More Pain to Come
To be sure we are not out of the economic slump by any means. Consumer confidence fell for the second straight month in July. That seems to be a reflection of the persistent woes in the job market. On the national level unemployment is expected to reach 9.7% for July and is expected to continue rising for the foreseeable future. Foreclosures are expected to continue to climb as well. Until the job market stabilizes people will continue to lose homes.

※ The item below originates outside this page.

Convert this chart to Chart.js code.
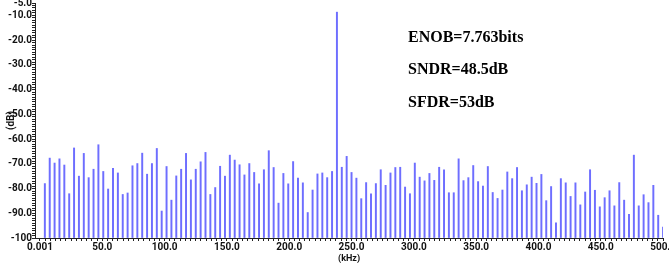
<!DOCTYPE html>
<html>
<head>
<meta charset="utf-8">
<script src="https://cdn.jsdelivr.net/npm/chart.js@4.4.1/dist/chart.umd.min.js"></script>
<style>
  html, body { margin: 0; padding: 0; background: #fff; overflow: hidden; }
  canvas { display: block; }
</style>
</head>
<body>
<canvas id="graficoEspectro" width="676" height="264"></canvas>
<script>
// espectro de saída (FFT de 256 pontos, fs = 1 MHz)
const binKHz = 1000 / 256;
const niveisDB = [
  -78.0, -67.7, -69.7, -68.0, -70.5, -82.1, -63.6, -75.0, -65.8, -75.6,
  -72.2, -62.3, -73.1, -80.2, -71.8, -73.7, -82.4, -81.8, -70.8, -69.9,
  -65.7, -74.2, -69.9, -63.8, -89.1, -71.1, -84.7, -74.9, -72.2, -65.8,
  -76.5, -72.2, -69.2, -65.4, -82.4, -79.6, -71.0, -75.0, -66.5, -68.5,
  -70.4, -74.5, -69.9, -73.5, -78.1, -72.4, -64.7, -71.5, -85.9, -73.9,
  -78.1, -69.1, -75.8, -77.7, -89.7, -80.6, -74.1, -73.7, -75.6, -73.1,
  -8.7, -71.4, -67.0, -73.5, -75.8, -84.1, -77.6, -82.1, -78.0, -72.4,
  -78.7, -73.7, -71.5, -71.4, -79.4, -82.1, -69.7, -75.4, -76.9, -73.9,
  -76.7, -71.4, -72.4, -81.7, -81.7, -68.0, -76.8, -75.6, -70.7, -77.2,
  -79.0, -71.1, -81.6, -84.0, -80.6, -73.3, -76.0, -71.5, -80.9, -78.5,
  -75.4, -77.9, -74.3, -84.9, -79.2, -93.9, -76.0, -77.7, -83.2, -77.7,
  -86.6, -81.4, -72.4, -80.7, -87.4, -83.7, -80.9, -87.0, -77.6, -84.7,
  -90.4, -66.5, -87.0, -82.5, -85.7, -78.7, -90.8, -95.6
];
const ticksY = [-5, -10, -20, -30, -40, -50, -60, -70, -80, -90, -100];
const ticksX = [0, 50, 100, 150, 200, 250, 300, 350, 400, 450, 500];
const textos = ['ENOB=7.763bits', 'SNDR=48.5dB', 'SFDR=53dB'];

const pontos = niveisDB.map((v, i) => ({ x: (i + 1) * binKHz, y: v }));

const corEixo = '#222';
const fonteEixo = { family: 'Roboto', size: 10, weight: 'bold', lineHeight: 0.6 };

const textoPlugin = {
  id: 'textos',
  afterDraw(chart) {
    const c = chart.ctx;
    c.save();
    c.fillStyle = '#000';
    c.font = 'bold 16px "Liberation Serif"';
    c.textBaseline = 'alphabetic';
    c.fillText(textos[0], 408, 42);
    c.fillText(textos[1], 408, 74);
    c.fillText(textos[2], 408, 107);
    c.restore();
  }
};

new Chart(document.getElementById('graficoEspectro'), {
  type: 'bar',
  data: {
    datasets: [{
      data: pontos,
      base: -100,
      backgroundColor: 'rgb(110,110,255)',
      barThickness: 1.3,
      borderWidth: 0
    }]
  },
  options: {
    responsive: false,
    animation: false,
    devicePixelRatio: 1,
    layout: { padding: { top: 3, left: 0, right: 0, bottom: 0 } },
    plugins: { legend: { display: false }, tooltip: { enabled: false } },
    scales: {
      x: {
        type: 'linear',
        min: -4,
        max: 500,
        offset: false,
        afterBuildTicks(scale) {
          const t = [];
          for (let i = 0; i <= 120; i++) t.push({ value: i * 50 / 12 });
          scale.ticks = t;
        },
        afterFit(scale) { scale.height = 26; },
        grid: { drawOnChartArea: false, tickLength: 3, color: corEixo, offset: false },
        border: { color: corEixo },
        ticks: {
          autoSkip: false,
          maxRotation: 0,
          padding: 0,
          color: '#111',
          font: { family: 'Roboto', size: 10, weight: 'bold' },
          callback(v) {
            const m = ticksX.find(t => Math.abs(t - v) < 1e-6);
            if (m === undefined) return '';
            return m === 0 ? '0.001' : m.toFixed(1);
          }
        },
        title: { display: true, text: '(kHz)', color: '#111', padding: 0, font: { family: 'Roboto', size: 9, weight: 'bold' } }
      },
      y: {
        min: -100,
        max: -5,
        afterBuildTicks(scale) {
          const t = [];
          for (let v = -100; v <= -5; v++) t.push({ value: v });
          scale.ticks = t;
        },
        afterFit(scale) { scale.width = 35; },
        grid: { drawOnChartArea: false, tickLength: 3, color: corEixo },
        border: { color: corEixo },
        ticks: {
          autoSkip: false,
          padding: 0,
          color: '#111',
          font: fonteEixo,
          callback(v) {
            if (!ticksY.includes(v)) return '';
            return v === -100 ? '-100' : v.toFixed(1);
          }
        },
        title: { display: true, text: '(dB)', color: '#111', padding: { top: 5, bottom: 0 }, font: { family: 'Roboto', size: 10, weight: 'bold' } }
      }
    }
  },
  plugins: [textoPlugin]
});
</script>
</body>
</html>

Some markets, such as Las Vegas, are having an unexpected problem. The thinking was that all of these people who were losing their homes would boost rental demand and cause rents to rise. However, investors have been buying theses bank-owned properties and using them as rentals, thereby increasing the supply. A recent article in the Las Vegas Review Journal (article) explored how the glut of apartments and rental homes is resulting in a decrease in rent. The theory of rental demand hadn’t taken into account that the population in Las Vegas has decreased for the first time in more than twenty years. That decrease is directly attributable to the loss of jobs.
Some Things Are Working
In a recent article we talked about the first-time buyer tax credit program being successful. It seems that another program has proven to be more popular than anticipated. The CARS program, otherwise known as “cash for clunkers”, exhausted its budget in a little more than a week. Congress has scrambled to add more money to keep the program running.
Money is starting to move again which is the key to any recovery. An economy is nothing more than money in motion, when the money stops flowing there is a ripple effect that is felt by everyone. Things won’t suddenly get better, a recovery is gradual. These mixed signals that we are now seeing is a sign of better days to come.
Sure there’s still a lot of trouble ahead, but perhaps the light at the end of the tunnel isn’t an oncoming train after all.